The men’s wear style troops moved from Milan to Paris on Wednesday where Yves Saint Laurent’s Stefano Pilati got the ball rolling with a small show and film presented at the house’s  headquarters. It wasn’t until after the show, when Anna Mouglalis, Vahina Giocante, Elodie Bouchez and everybody else were having drinks in the courtyard that I discovered Pilati’s muse: Nigereian blufunk singer Keziah Jones, a man with impossibly long legs that make any suit look like an elegant pair of pyjamas. “I want to put the spirit of tailoring into casual clothes,” said Pilati. “The shape is triangular so it has masculine power and attitude, but it’s soft, and worn.”  (LEFT: KEZIAH JONES)
 
As we broadcast yesterday, this season’s short was shot by Pilati’s friend, writer and filmmaker Samuel Benchetrit, who cast his son Jules, 11, as a little tramp who wanders into a luxury suite at the Hotel Bristol where he takes a call from the occupant’s estranged lover and tells her everything she wants to hear.
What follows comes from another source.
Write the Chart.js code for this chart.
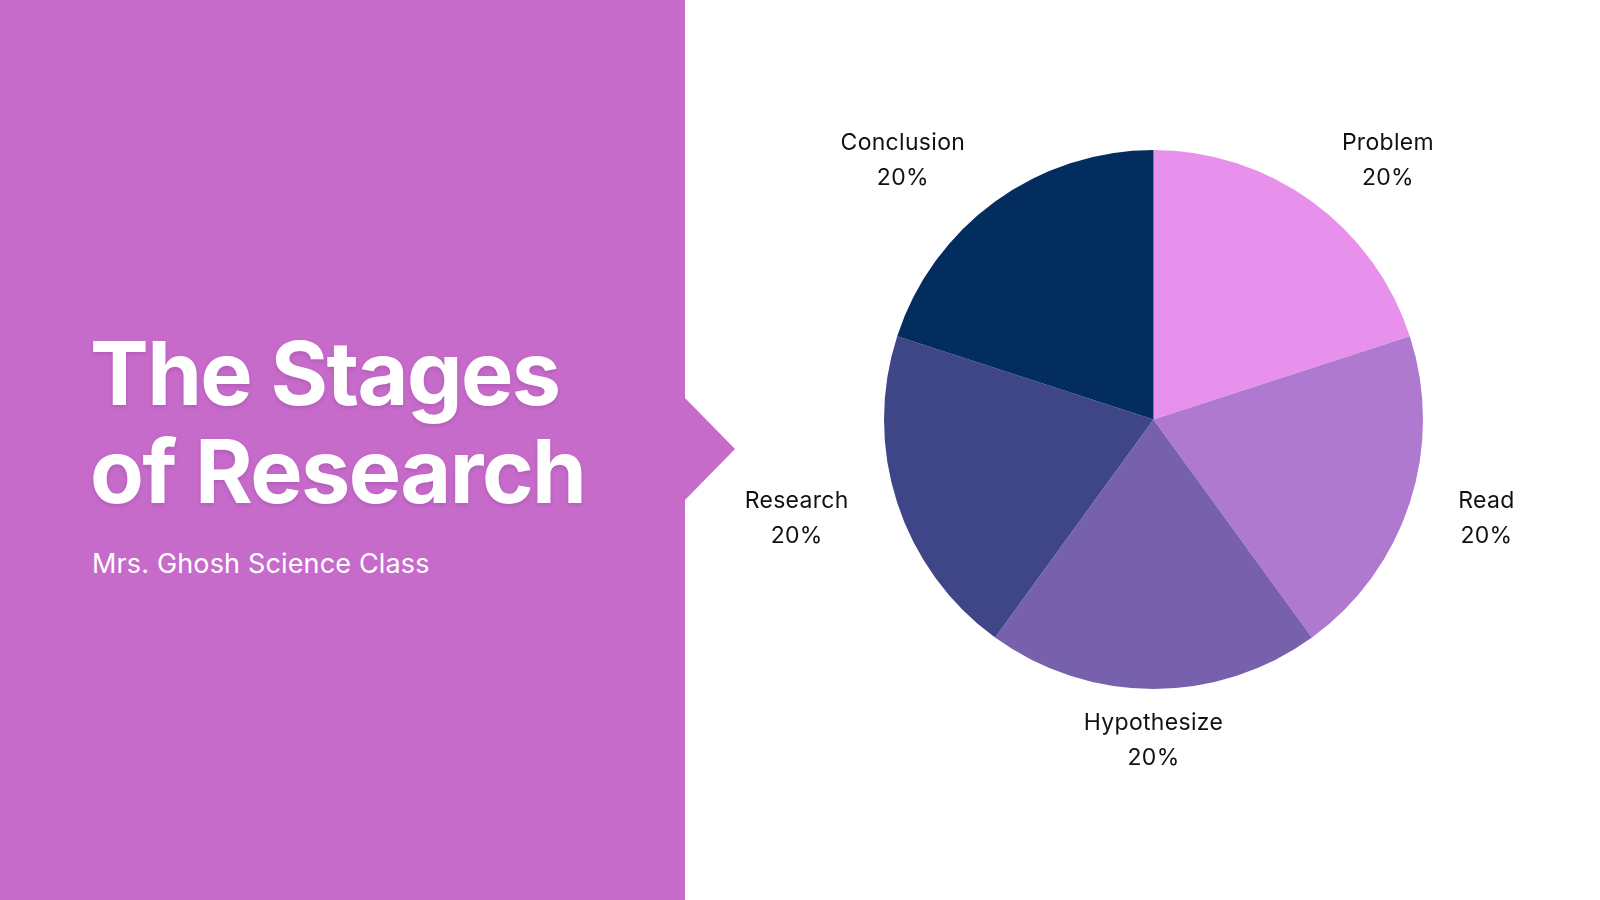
<!DOCTYPE html>
<html>
<head>
<meta charset="utf-8">
<script src="https://cdn.jsdelivr.net/npm/chart.js@4"></script>
<style>
html, body { margin:0; padding:0; }
body { width:1600px; height:900px; background:#fff; position:relative; overflow:hidden; font-family:"Inter", sans-serif; }
.panel {
    position:absolute; left:0; top:0; width:735px; height:900px;
    background:#c76bcb;
    clip-path:polygon(0 0, 685px 0, 685px 398px, 735px 449px, 685px 500px, 685px 900px, 0 900px);
}
.title {
    position:absolute; left:90px; top:324px;
    color:#fff; font-weight:700; font-size:88px; line-height:98px;
    letter-spacing:-1.6px;
    text-shadow:0 2px 4px rgba(80,20,90,0.18);
}
.subtitle {
    position:absolute; left:92px; top:550px;
    color:#fff; font-size:27px; line-height:27px; letter-spacing:0.15px;
}
.chart-box { position:absolute; left:700px; top:0; width:900px; height:900px; }
</style>
</head>
<body>
<div class="panel"></div>
<div class="title">The Stages<br>of Research</div>
<div class="subtitle">Mrs. Ghosh Science Class</div>
<div class="chart-box"><canvas id="stagesChart" width="900" height="900"></canvas></div>

<script>
const stages = ["Problem", "Read", "Hypothesize", "Research", "Conclusion"];
const shares = [20, 20, 20, 20, 20];
const sliceColors = ["#e891ec", "#ae79cf", "#7761ad", "#3e4687", "#022d5e"];

// labels outside the pie, name on top and percent below
const outerLabels = {
id: "outerLabels",
afterDatasetsDraw(chart) {
    const {ctx} = chart;
    const meta = chart.getDatasetMeta(0);
    const values = chart.data.datasets[0].data;
    const total = values.reduce((a, b) => a + b, 0);

    ctx.save();
    ctx.font = "23px Inter";
    ctx.letterSpacing = "0.3px";
    ctx.fillStyle = "#111";
    ctx.textAlign = "center";
    ctx.textBaseline = "middle";

    meta.data.forEach((arc, i) => {
        const mid = (arc.startAngle + arc.endAngle) / 2;
        const d = arc.outerRadius + 51;
        const name = chart.data.labels[i];
        const pct = Math.round(values[i] / total * 100) + "%";
        const w = Math.max(ctx.measureText(name).width, ctx.measureText(pct).width);
        const c = Math.cos(mid);
        let x = arc.x + c * d;
        if (Math.abs(c) > 0.05) x += Math.sign(c) * w / 2;
        const y = arc.y + Math.sin(mid) * d;
        ctx.fillText(name, x, y - 17);
        ctx.fillText(pct, x, y + 18);
    });
    ctx.restore();
}
};

new Chart(document.getElementById("stagesChart"), {
type: "pie",
data: {
    labels: stages,
    datasets: [{
        data: shares,
        backgroundColor: sliceColors,
        borderWidth: 0,
        hoverOffset: 0
    }]
},
options: {
    responsive: false,
    animation: false,
    layout: { padding: { left: 184, right: 177, top: 150, bottom: 211 } },
    plugins: {
        legend: { display: false },
        tooltip: { enabled: false }
    }
},
plugins: [outerLabels]
});
</script>
</body>
</html>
Jules is dressed in a fedora and YSL perfecto, before he changes into a pinstripe jacket  he finds in the closet. He spends a lazy afternoon reading Alfred de Musset’s “Confessions d’un Enfant Du Siecle,” and reprises Robert DeNiro’s bathroom scene in Taxi Driver—”You talking to me?”—before writing in ketchup, “Melinda is on her way,” and slipping out the door.

 

There’s a bit of the tramp in Pilati’s spring YSL collection, which was saturated with dirty beige and olive for jackets with frayed shoulders and satchels with skid marks. The cardigans are so thin they’re worn to transparency, which workwear pants are styled baggy. The new jacket is double-breasted, worn too tight and pitched forward like a man on the run.
 
Earlier on Wednesday, The ANDAM (France’s National Association for the Development of Fashion Arts), which celebrates its twentieth anniversary, awarded England’s Giles Deacon the year’s grant of 160,000€, which will finance moving his runway show to Paris from London next October as it did for last year’s winner Gareth Pugh. The ANDAM also gave a 20,000€ young designer prize to French jewelry talent Ligia Dias.